The COVID-19 pandemic is changing the way a lot of people manage their money. Some are curbing their spending in a very meaningful way. Others are diverting money away from their retirement plans and are instead boosting their emergency funds so they have more near-term cash to access in a pinch.

Having extra cash on hand is a smart thing to do during a recession, so it's not surprising that 29% of Americans say they're now holding more cash or liquid assets than they were before the COVID-19 crisis, according to a recent survey by Personal Capital. And if your income is holding steady in the course of the pandemic, it pays to consider boosting your immediate cash reserves, too.

Why cash is crucial during a recession

U.S. unemployment levels have skyrocketed during the COVID-19 pandemic, and with jobless claims rising over the past two weeks, it's clear that things aren't on the cusp of improving. And that's just one reason why it pays to have extra cash on hand in the coming months.

Man holding stacks of hundred-dollar bills

Image source: Getty Images.

If you lose your job, it may take a while to find a new one given the current state of the economy. And if your unemployment benefits don't provide enough income for you to keep up with your bills, then you'll need savings to tide yourself over for what could be a number of months.

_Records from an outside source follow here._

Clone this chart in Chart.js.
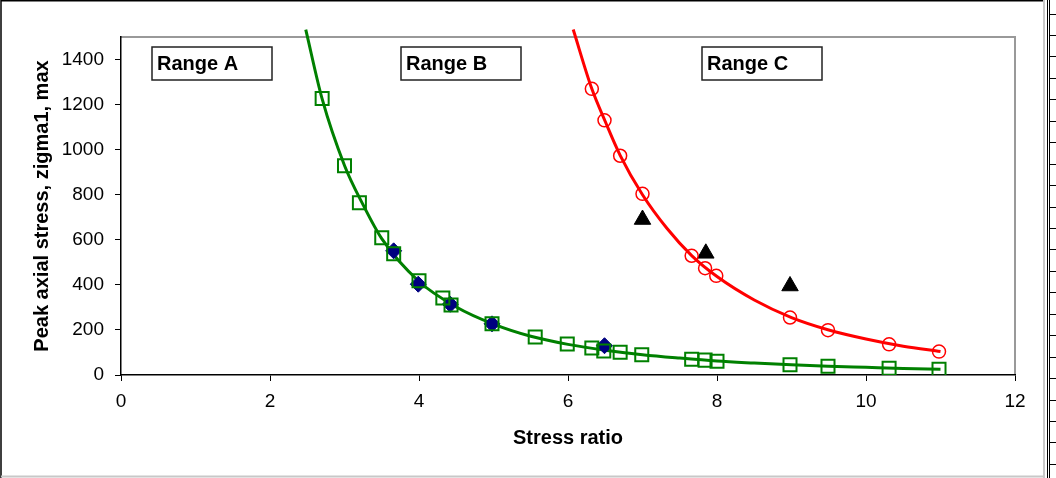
<!DOCTYPE html>
<html>
<head>
<meta charset="utf-8">
<script src="https://cdn.jsdelivr.net/npm/chart.js@4/dist/chart.umd.min.js"></script>
<style>
  html, body { margin: 0; padding: 0; background: #fff; }
  #wrap { width: 1056px; height: 478px; }
</style>
</head>
<body>
<div id="wrap"><canvas id="chart" width="1056" height="478"></canvas></div>
<script>
// values
var squareX = [2.7, 3.0, 3.2, 3.5, 3.66, 4.0, 4.32, 4.43, 4.98, 5.56, 5.99, 6.32, 6.48, 6.7, 6.99, 7.66, 7.84, 8.0, 8.98, 9.49, 10.31, 10.98];
var squareY = [1227, 929, 764, 609, 538, 418, 342, 311, 227, 169, 138, 120, 107, 101, 90, 70, 66, 61, 46, 39, 30, 25];

var diamondX = [3.66, 3.99, 4.42, 4.98, 6.49];
var diamondY = [551, 403, 314, 227, 130];

var triangleX = [7.0, 7.85, 8.98];
var triangleY = [690, 540, 395];

var circleX = [6.32, 6.49, 6.7, 7.0, 7.66, 7.84, 7.99, 8.98, 9.49, 10.31, 10.98];
var circleY = [1270, 1130, 973, 804, 529, 474, 440, 255, 199, 136, 104];

// trend lines
var greenFitX = [2.48, 2.7, 3.0, 3.25, 3.5, 4.0, 4.5, 5.0, 5.5, 6.0, 6.5, 7.0, 7.5, 8.0, 8.5, 9.0, 9.5, 10.0, 10.5, 11.0];
var greenFitY = [1533, 1225, 930, 755, 605, 415, 302, 226, 172, 136, 110, 90, 75, 62, 53, 45, 39, 34, 29, 25];

var redFitX = [6.07, 6.32, 6.5, 6.7, 7.0, 7.33, 7.66, 8.0, 8.5, 9.0, 9.5, 10.0, 10.5, 11.0];
var redFitY = [1533, 1270, 1125, 975, 800, 650, 530, 437, 333, 255, 200, 160, 128, 104];

var rangeLabels = ['Range A', 'Range B', 'Range C'];

var fontName = "'Liberation Sans', Arial, sans-serif";

function toPoints(xs, ys) {
    return xs.map((x, i) => ({ x: x, y: ys[i] }));
}

// spreadsheet frame around the chart object + gray plot box
var framePlugin = {
    id: 'frame',
    beforeDraw(chart) {
        const ctx = chart.ctx;
        ctx.save();
        ctx.fillStyle = '#fff';
        ctx.fillRect(0, 0, chart.width, chart.height);

        ctx.strokeStyle = '#000';
        ctx.lineWidth = 1.5;
        ctx.beginPath();
        ctx.moveTo(1, 478); ctx.lineTo(1, 0.75); ctx.lineTo(1044, 0.75);
        ctx.stroke();

        ctx.strokeStyle = '#c8c8c8';
        ctx.lineWidth = 2;
        ctx.beginPath();
        ctx.moveTo(1, 476.5); ctx.lineTo(1044, 476.5);
        ctx.moveTo(1044, 0); ctx.lineTo(1044, 478);
        ctx.stroke();

        // cells peeking out on the right
        ctx.strokeStyle = '#000';
        ctx.lineWidth = 1;
        ctx.beginPath();
        ctx.moveTo(1047.5, 0); ctx.lineTo(1047.5, 478);
        ctx.moveTo(1049.5, 0); ctx.lineTo(1049.5, 478);
        for (let y = 13.5; y < 478; y += 21.45) {
            ctx.moveTo(1049.5, Math.round(y) + 0.5);
            ctx.lineTo(1056, Math.round(y) + 0.5);
        }
        ctx.stroke();

        const a = chart.chartArea;
        ctx.strokeStyle = '#999';
        ctx.lineWidth = 2;
        ctx.beginPath();
        ctx.moveTo(a.left, a.top);
        ctx.lineTo(a.right, a.top);
        ctx.lineTo(a.right, a.bottom);
        ctx.stroke();
        ctx.restore();
    },
    afterDraw(chart) {
        const ctx = chart.ctx;
        const xs = chart.scales.x;
        const ys = chart.scales.y;
        const at = [0.42, 3.76, 7.8];
        ctx.save();
        ctx.font = 'bold 20px ' + fontName;
        ctx.textBaseline = 'middle';
        ctx.strokeStyle = '#222';
        ctx.lineWidth = 1.5;
        rangeLabels.forEach((txt, i) => {
            const left = Math.round(xs.getPixelForValue(at[i]));
            const top = Math.round(ys.getPixelForValue(1455));
            ctx.fillStyle = '#fff';
            ctx.fillRect(left, top, 120, 33);
            ctx.strokeRect(left, top, 120, 33);
            ctx.fillStyle = '#000';
            ctx.fillText(txt, left + 5, top + 17);
        });
        ctx.restore();
    }
};

var ctx = document.getElementById('chart').getContext('2d');
var myChart = new Chart(ctx, {
    type: 'scatter',
    data: {
        datasets: [
            {
                label: 'green fit',
                data: toPoints(greenFitX, greenFitY),
                showLine: true,
                borderColor: '#008000',
                borderWidth: 3,
                pointRadius: 0,
                cubicInterpolationMode: 'monotone',
                clip: { left: 0, top: 8, right: 0, bottom: 0 },
                order: 3
            },
            {
                label: 'red fit',
                data: toPoints(redFitX, redFitY),
                showLine: true,
                borderColor: '#ff0000',
                borderWidth: 3,
                pointRadius: 0,
                cubicInterpolationMode: 'monotone',
                clip: { left: 0, top: 8, right: 0, bottom: 0 },
                order: 3
            },
            {
                label: 'diamonds',
                data: toPoints(diamondX, diamondY),
                pointStyle: 'rectRot',
                pointRadius: 8,
                backgroundColor: '#000080',
                borderColor: '#000080',
                borderWidth: 1,
                order: 2
            },
            {
                label: 'squares',
                data: toPoints(squareX, squareY),
                pointStyle: 'rect',
                pointRadius: 9.2,
                backgroundColor: 'rgba(0,0,0,0)',
                borderColor: '#008000',
                borderWidth: 2,
                order: 1
            },
            {
                label: 'circles',
                data: toPoints(circleX, circleY),
                pointStyle: 'circle',
                pointRadius: 6.5,
                backgroundColor: 'rgba(0,0,0,0)',
                borderColor: '#ff0000',
                borderWidth: 1.5,
                order: 1
            },
            {
                label: 'triangles',
                data: toPoints(triangleX, triangleY),
                pointStyle: 'triangle',
                pointRadius: 9.5,
                backgroundColor: '#000',
                borderColor: '#000',
                borderWidth: 1,
                order: 1
            }
        ]
    },
    options: {
        responsive: false,
        animation: false,
        events: [],
        layout: { padding: { left: 0, right: 41, top: 37, bottom: 0 } },
        plugins: {
            legend: { display: false },
            tooltip: { enabled: false }
        },
        scales: {
            x: {
                type: 'linear',
                min: 0,
                max: 12,
                ticks: {
                    stepSize: 2,
                    padding: 9,
                    color: '#000',
                    font: { family: fontName, size: 19 },
                    callback: v => String(v)
                },
                grid: { drawOnChartArea: false, drawTicks: true, tickLength: 6, color: '#000' },
                border: { color: '#000', width: 1.5 },
                title: {
                    display: true,
                    text: 'Stress ratio',
                    color: '#000',
                    font: { family: fontName, size: 20, weight: 'bold' },
                    padding: { top: 0, bottom: 28 }
                },
                afterFit(scale) { scale.height = 103; }
            },
            y: {
                type: 'linear',
                min: 0,
                max: 1500,
                ticks: {
                    stepSize: 200,
                    padding: 11,
                    color: '#000',
                    font: { family: fontName, size: 19 },
                    callback: v => String(v)
                },
                afterBuildTicks(scale) {
                    scale.ticks = scale.ticks.filter(t => t.value <= 1400);
                },
                grid: { drawOnChartArea: false, drawTicks: true, tickLength: 6, color: '#000' },
                border: { color: '#000', width: 1.5 },
                title: {
                    display: true,
                    text: 'Peak axial stress, zigma1, max',
                    color: '#000',
                    font: { family: fontName, size: 20, weight: 'bold' },
                    padding: { top: 30, bottom: 0 }
                },
                afterFit(scale) { scale.width = 121; }
            }
        }
    },
    plugins: [framePlugin]
});
</script>
</body>
</html>
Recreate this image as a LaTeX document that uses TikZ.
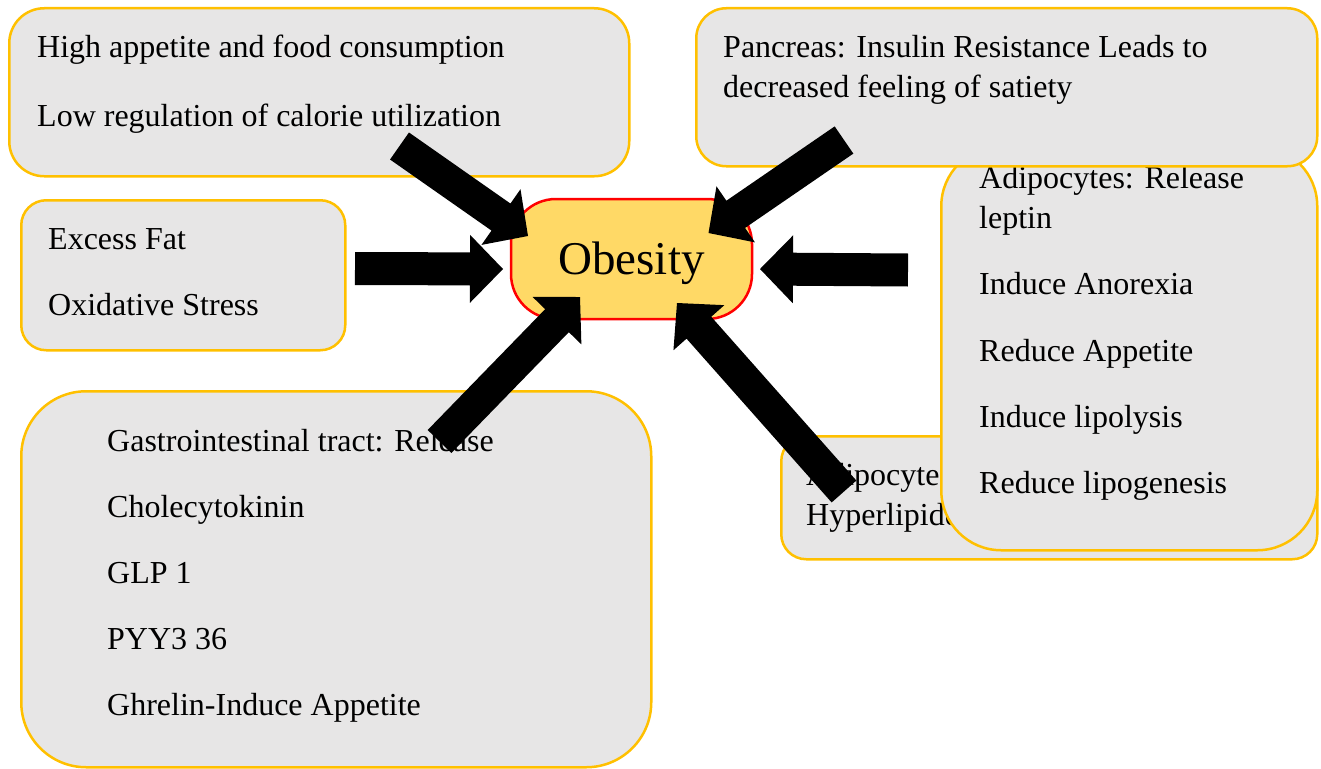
\documentclass[tikz,border=0pt]{standalone}
\usepackage{fontspec}
\setmainfont{Liberation Serif}
\usetikzlibrary{calc}
\definecolor{boxgold}{HTML}{FFC000}
\definecolor{boxgray}{HTML}{E7E6E6}
\definecolor{obfill}{HTML}{FFD966}
\newcommand\blkarrow[2]{%
  \coordinate (ab) at ($(#2)!33pt!(#1)$);
  \fill[black] ($(#1)!16.5pt!90:(#2)$) -- ($(ab)!16.5pt!90:(#2)$) -- ($(ab)!34pt!90:(#2)$) -- (#2)
    -- ($(ab)!34pt!-90:(#2)$) -- ($(ab)!16.5pt!-90:(#2)$) -- ($(#1)!16.5pt!-90:(#2)$) -- cycle;}
\tikzset{
  box/.style={draw=boxgold, line width=2.5pt, fill=boxgray, rounded corners=#1, inner sep=0pt, anchor=north west},
  txt/.style={anchor=base west, inner sep=0pt, font=\fontsize{32}{38}\selectfont},
}
\begin{document}
\begin{tikzpicture}[x=1pt,y=-1pt]
\useasboundingbox (0,0) rectangle (1321,768);
% hyperlipidemia box (bottom layer)
\node[box=25pt, minimum width=536pt, minimum height=123pt] (hyp) at (780,435) {};
\node[txt] (hyp1) at (806,485) {Adipocytes:};
\node[txt] (hyp2) at (806,525) {Hyperlipidemia};
% leptin box
\node[box=60pt, minimum width=376pt, minimum height=404pt] (lep) at (940,145) {};
\node[txt] (lep1) at (979,188) {Adipocytes: Release};
\node[txt] (lep2) at (979,228) {leptin};
\node[txt] (lep3) at (979,294) {Induce Anorexia};
\node[txt] (lep4) at (979,361) {Reduce Appetite};
\node[txt] (lep5) at (979,427) {Induce lipolysis};
\node[txt] (lep6) at (979,493) {Reduce lipogenesis};
% pancreas box
\node[box=30pt, minimum width=621pt, minimum height=158pt] (pan) at (695,7) {};
\node[txt] (pan1) at (723,58) {Pancreas: Insulin Resistance Leads to};
\node[txt] (pan2) at (723,97) {decreased feeling of satiety};
% top-left box
\node[box=35pt, minimum width=620pt, minimum height=168pt] (tl) at (8,7) {};
\node[txt] (tl1) at (37,58) {High appetite and food consumption};
\node[txt] (tl2) at (37,126) {Low regulation of calorie utilization};
% excess fat box
\node[box=25pt, minimum width=324pt, minimum height=150pt] (ex) at (20,199) {};
\node[txt] (ex1) at (48,249) {Excess Fat};
\node[txt] (ex2) at (48,315) {Oxidative Stress};
% gastro box
\node[box=65pt, minimum width=630pt, minimum height=376pt] (gi) at (20,390) {};
\node[txt] (gi1) at (107,451) {Gastrointestinal tract: Release};
\node[txt] (gi2) at (107,517) {Cholecytokinin};
\node[txt] (gi3) at (107,583) {GLP 1};
\node[txt] (gi4) at (107,649) {PYY3 36};
\node[txt] (gi5) at (107,715) {Ghrelin-Induce Appetite};
% obesity
\node[draw=red, line width=2.5pt, fill=obfill, rounded corners=45pt, minimum width=241pt, minimum height=120pt, inner sep=0pt, font=\fontsize{47}{56}\selectfont] (ob) at (631.5,259) {\raisebox{-4pt}[\height][\depth]{Obesity}};
% arrows
\coordinate (tL) at (355,268.5);  \coordinate (pL) at (503,269);
\coordinate (tR) at (908,270);    \coordinate (pR) at (760,269);
\coordinate (tTL) at (399.5,146); \coordinate (pTL) at (528,236);
\coordinate (tTR) at (844,140);   \coordinate (pTR) at (708.5,233);
\coordinate (tBL) at (439.5,441.5); \coordinate (pBL) at (580,297);
\coordinate (tBR) at (844,491.5); \coordinate (pBR) at (677,303);
\blkarrow{tL}{pL}
\blkarrow{tR}{pR}
\blkarrow{tTL}{pTL}
\blkarrow{tTR}{pTR}
\blkarrow{tBL}{pBL}
\blkarrow{tBR}{pBR}
\end{tikzpicture}
\end{document}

Even if you don't lose your job completely, you may find that your income takes a large hit during the ongoing recession. If you're a freelance tech consultant, for example, you may find that fewer clients are calling, what with businesses rethinking their budgets and cutting back on spending as well. Having extra money in the bank could therefore be a lifeline for the remainder of 2020, and well into 2021.

But that's not the only reason it pays to hoard some cash right now. Doing so will also allow you to take advantage of investment opportunities as they arise.

Back in March, when COVID-19 first took hold, the stock market reacted by plunging into bear market territory. That was bad news for investors in one regard, but it also provided an opportunity for investors with accessible cash to buy up quality stocks at a discount. There's a good chance the stock market will take another hit in the coming months as the economic crisis worsens, unemployment levels rise, and many states struggle to get the pandemic under control, so if you make a point to have cash on hand, it could help you load up your portfolio on the cheap.

How much cash should you have at your disposal? For emergency purposes, enough to pay six months' worth of bills is a good idea. For investing purposes, as much as possible. We don't know what the rest of 2020 has in store for the economy or the stock market, but it never hurts to be prepared, and the more cash you have available to invest with, the more opportunity you'll have to build a killer portfolio that serves you well for many years to come.